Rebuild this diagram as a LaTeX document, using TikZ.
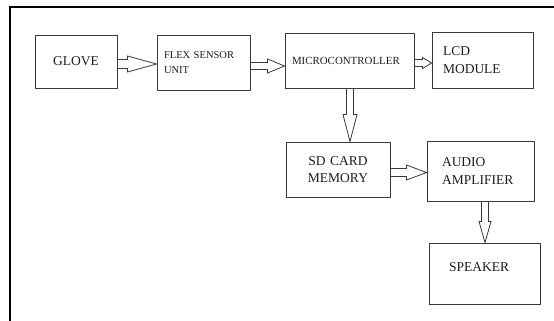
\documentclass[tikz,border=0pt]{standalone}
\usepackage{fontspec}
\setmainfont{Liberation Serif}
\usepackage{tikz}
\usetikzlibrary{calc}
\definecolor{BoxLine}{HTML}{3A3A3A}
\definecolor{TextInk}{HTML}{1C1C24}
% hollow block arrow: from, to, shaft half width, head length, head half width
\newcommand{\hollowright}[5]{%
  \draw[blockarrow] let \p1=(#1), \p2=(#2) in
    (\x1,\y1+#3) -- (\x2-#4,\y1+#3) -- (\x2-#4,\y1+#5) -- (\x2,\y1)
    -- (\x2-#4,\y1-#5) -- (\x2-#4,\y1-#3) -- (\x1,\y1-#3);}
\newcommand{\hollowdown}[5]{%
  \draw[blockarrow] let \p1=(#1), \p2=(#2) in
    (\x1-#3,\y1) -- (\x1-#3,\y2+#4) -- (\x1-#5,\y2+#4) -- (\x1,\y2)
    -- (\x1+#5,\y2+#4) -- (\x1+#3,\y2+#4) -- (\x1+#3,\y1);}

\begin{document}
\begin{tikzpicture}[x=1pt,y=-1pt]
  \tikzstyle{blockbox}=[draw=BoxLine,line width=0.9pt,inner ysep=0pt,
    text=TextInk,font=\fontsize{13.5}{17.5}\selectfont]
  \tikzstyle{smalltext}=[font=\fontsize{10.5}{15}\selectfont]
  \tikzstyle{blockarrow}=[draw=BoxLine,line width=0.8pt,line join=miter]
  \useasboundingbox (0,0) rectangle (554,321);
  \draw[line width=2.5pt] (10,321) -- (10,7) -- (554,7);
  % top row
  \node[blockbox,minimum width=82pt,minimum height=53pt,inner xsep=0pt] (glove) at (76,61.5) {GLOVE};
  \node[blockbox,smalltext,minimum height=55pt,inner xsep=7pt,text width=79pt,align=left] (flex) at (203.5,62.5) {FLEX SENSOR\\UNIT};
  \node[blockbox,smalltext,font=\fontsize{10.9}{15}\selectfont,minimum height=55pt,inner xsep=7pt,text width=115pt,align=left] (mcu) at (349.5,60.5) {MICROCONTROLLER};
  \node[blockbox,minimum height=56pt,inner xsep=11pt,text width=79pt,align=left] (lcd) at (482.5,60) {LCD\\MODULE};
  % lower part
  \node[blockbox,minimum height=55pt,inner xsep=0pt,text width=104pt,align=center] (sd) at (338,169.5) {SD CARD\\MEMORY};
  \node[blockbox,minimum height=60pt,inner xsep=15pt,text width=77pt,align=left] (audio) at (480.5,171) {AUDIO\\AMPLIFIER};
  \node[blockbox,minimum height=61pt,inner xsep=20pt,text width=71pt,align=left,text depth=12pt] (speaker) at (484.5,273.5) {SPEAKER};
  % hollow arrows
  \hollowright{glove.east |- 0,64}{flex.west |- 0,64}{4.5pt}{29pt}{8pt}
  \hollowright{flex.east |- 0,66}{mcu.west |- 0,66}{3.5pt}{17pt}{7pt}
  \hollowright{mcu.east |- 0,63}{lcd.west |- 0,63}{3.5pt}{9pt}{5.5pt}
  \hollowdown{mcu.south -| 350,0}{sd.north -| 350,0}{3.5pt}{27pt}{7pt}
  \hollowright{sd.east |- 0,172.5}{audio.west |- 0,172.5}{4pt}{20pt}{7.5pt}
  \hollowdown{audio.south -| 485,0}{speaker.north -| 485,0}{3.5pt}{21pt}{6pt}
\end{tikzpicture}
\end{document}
:::::
__Requirement__: Reproduce every line precisely as given, omitting all pictures.

__Solution to this problem__:
Rebuild this diagram as a LaTeX document, using TikZ.
\documentclass[tikz,border=0pt]{standalone}
\usepackage{fontspec}
\setmainfont{Liberation Serif}
\usepackage{tikz}
\usetikzlibrary{calc}
\definecolor{BoxLine}{HTML}{3A3A3A}
\definecolor{TextInk}{HTML}{1C1C24}
% hollow block arrow: from, to, shaft half width, head length, head half width
\newcommand{\hollowright}[5]{%
  \draw[blockarrow] let \p1=(#1), \p2=(#2) in
    (\x1,\y1+#3) -- (\x2-#4,\y1+#3) -- (\x2-#4,\y1+#5) -- (\x2,\y1)
    -- (\x2-#4,\y1-#5) -- (\x2-#4,\y1-#3) -- (\x1,\y1-#3);}
\newcommand{\hollowdown}[5]{%
  \draw[blockarrow] let \p1=(#1), \p2=(#2) in
    (\x1-#3,\y1) -- (\x1-#3,\y2+#4) -- (\x1-#5,\y2+#4) -- (\x1,\y2)
    -- (\x1+#5,\y2+#4) -- (\x1+#3,\y2+#4) -- (\x1+#3,\y1);}

\begin{document}
\begin{tikzpicture}[x=1pt,y=-1pt]
  \tikzstyle{blockbox}=[draw=BoxLine,line width=0.9pt,inner ysep=0pt,
    text=TextInk,font=\fontsize{13.5}{17.5}\selectfont]
  \tikzstyle{smalltext}=[font=\fontsize{10.5}{15}\selectfont]
  \tikzstyle{blockarrow}=[draw=BoxLine,line width=0.8pt,line join=miter]
  \useasboundingbox (0,0) rectangle (554,321);
  \draw[line width=2.5pt] (10,321) -- (10,7) -- (554,7);
  % top row
  \node[blockbox,minimum width=82pt,minimum height=53pt,inner xsep=0pt] (glove) at (76,61.5) {GLOVE};
  \node[blockbox,smalltext,minimum height=55pt,inner xsep=7pt,text width=79pt,align=left] (flex) at (203.5,62.5) {FLEX SENSOR\\UNIT};
  \node[blockbox,smalltext,font=\fontsize{10.9}{15}\selectfont,minimum height=55pt,inner xsep=7pt,text width=115pt,align=left] (mcu) at (349.5,60.5) {MICROCONTROLLER};
  \node[blockbox,minimum height=56pt,inner xsep=11pt,text width=79pt,align=left] (lcd) at (482.5,60) {LCD\\MODULE};
  % lower part
  \node[blockbox,minimum height=55pt,inner xsep=0pt,text width=104pt,align=center] (sd) at (338,169.5) {SD CARD\\MEMORY};
  \node[blockbox,minimum height=60pt,inner xsep=15pt,text width=77pt,align=left] (audio) at (480.5,171) {AUDIO\\AMPLIFIER};
  \node[blockbox,minimum height=61pt,inner xsep=20pt,text width=71pt,align=left,text depth=12pt] (speaker) at (484.5,273.5) {SPEAKER};
  % hollow arrows
  \hollowright{glove.east |- 0,64}{flex.west |- 0,64}{4.5pt}{29pt}{8pt}
  \hollowright{flex.east |- 0,66}{mcu.west |- 0,66}{3.5pt}{17pt}{7pt}
  \hollowright{mcu.east |- 0,63}{lcd.west |- 0,63}{3.5pt}{9pt}{5.5pt}
  \hollowdown{mcu.south -| 350,0}{sd.north -| 350,0}{3.5pt}{27pt}{7pt}
  \hollowright{sd.east |- 0,172.5}{audio.west |- 0,172.5}{4pt}{20pt}{7.5pt}
  \hollowdown{audio.south -| 485,0}{speaker.north -| 485,0}{3.5pt}{21pt}{6pt}
\end{tikzpicture}
\end{document}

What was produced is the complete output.